Taxi companies were for-profit business but their service sucked because they were essentially a regulated monopoly. If you had a medallion, you were in the club. There was little competition, demand was high, and the odds of a satisfying experience were only good if you happened to call a cab at 11am on a sunny Tuesday morning.
Had I penned this blog in 2005 and discussed how the taxi business was ripe for a technology fueled disruption that threatened the very existence of the industry, what do you think the CEO of Yellow Cab would have said? Never in their wildest dreams (or nightmares) did they think a tech company could use mobile phones to mobilize an army of independent contractor drivers and simultaneously deliver a superior experience at a lower cost. The taxi industry may not ever recover.

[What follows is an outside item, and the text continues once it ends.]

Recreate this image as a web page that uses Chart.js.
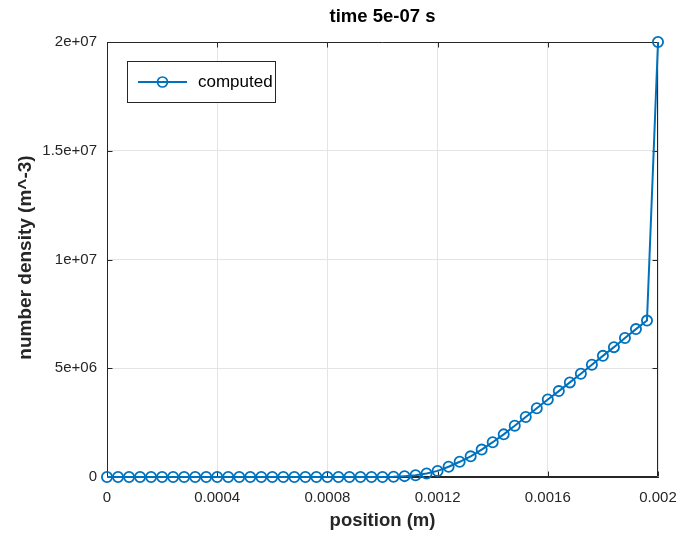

Big, bureaucratic organizations do not move fast. Government, education, and healthcare never really needed to compete like other industries. Now things are beginning to change. Even the most protected organizations are now at risk of losing to faster, better, cheaper alternatives that are heavily fortified with modern, mobile technology.
Healthcare is on the Cusp of Major Disruption
The writing on the wall is clear. With tens of millions of Baby Boomers moving into Medicare, the healthcare industry must evolve in order to survive. Changes to reimbursement, increasing patient spend choice, and financial incentives based on satisfaction and outcomes are forcing change, and nobody is immune.
Even the hospital “monopolies” are at risk. While the big regional medical center may be the only option in town, there are a number of new alternatives popping up. 24-hour urgent care centers in local strip malls, Walmart, CVS, Apple, Amazon — they’re all coming.
As Clayton Christensen famously pointed out in his revolutionary book, The Innovator’s Dilemma, it’s very difficult for established companies to fend off smaller, more agile competitors as they nibble away at the edges of a market until they ultimately take over the whole thing.
Tomorrow vs. Next Year
Leaders across healthcare are not blind to what’s happening. The challenge is that they are ill equipped to move quickly enough to keep the disruptors at bay. Disruptors think about what can be done tomorrow. Large establishment companies assemble a steering committee to assess what might be tested in the next fiscal year.
The good news is that a lot of new technology does not require an IT department to get started. Advancements in cloud computing along with the fact that every patient is walking around with a smart phone in their pocket makes things a lot easier and cheaper than ever before.
Technology is also getting simpler. One reason hospital app adoption is low is due to complexity. Patients do not want to download apps, remember passwords and dig around for information. They expect technology to come to them with information that is simple and short, while also being explanatory, personalized and interactive. This is one reason why text based chatbots are so attractive for healthcare. Everyone understands and prefers text-based messaging and a personal virtual assistant can bridge many gaps.
Healthcare needs to start moving faster, which requires different thinking, risk taking, rapid decision making. There are tremendous opportunities to address serious shortcomings on the customer experience side. Patients are consumers, what would Amazon do?
Many will say it is unrealistic to expect radical healthcare transformation at the speed of bleeding edge tech. But as companies created around cutting edge innovation move in for their slice of the $3 trillion healthcare industry pie, they will see no reason to operate in any other way.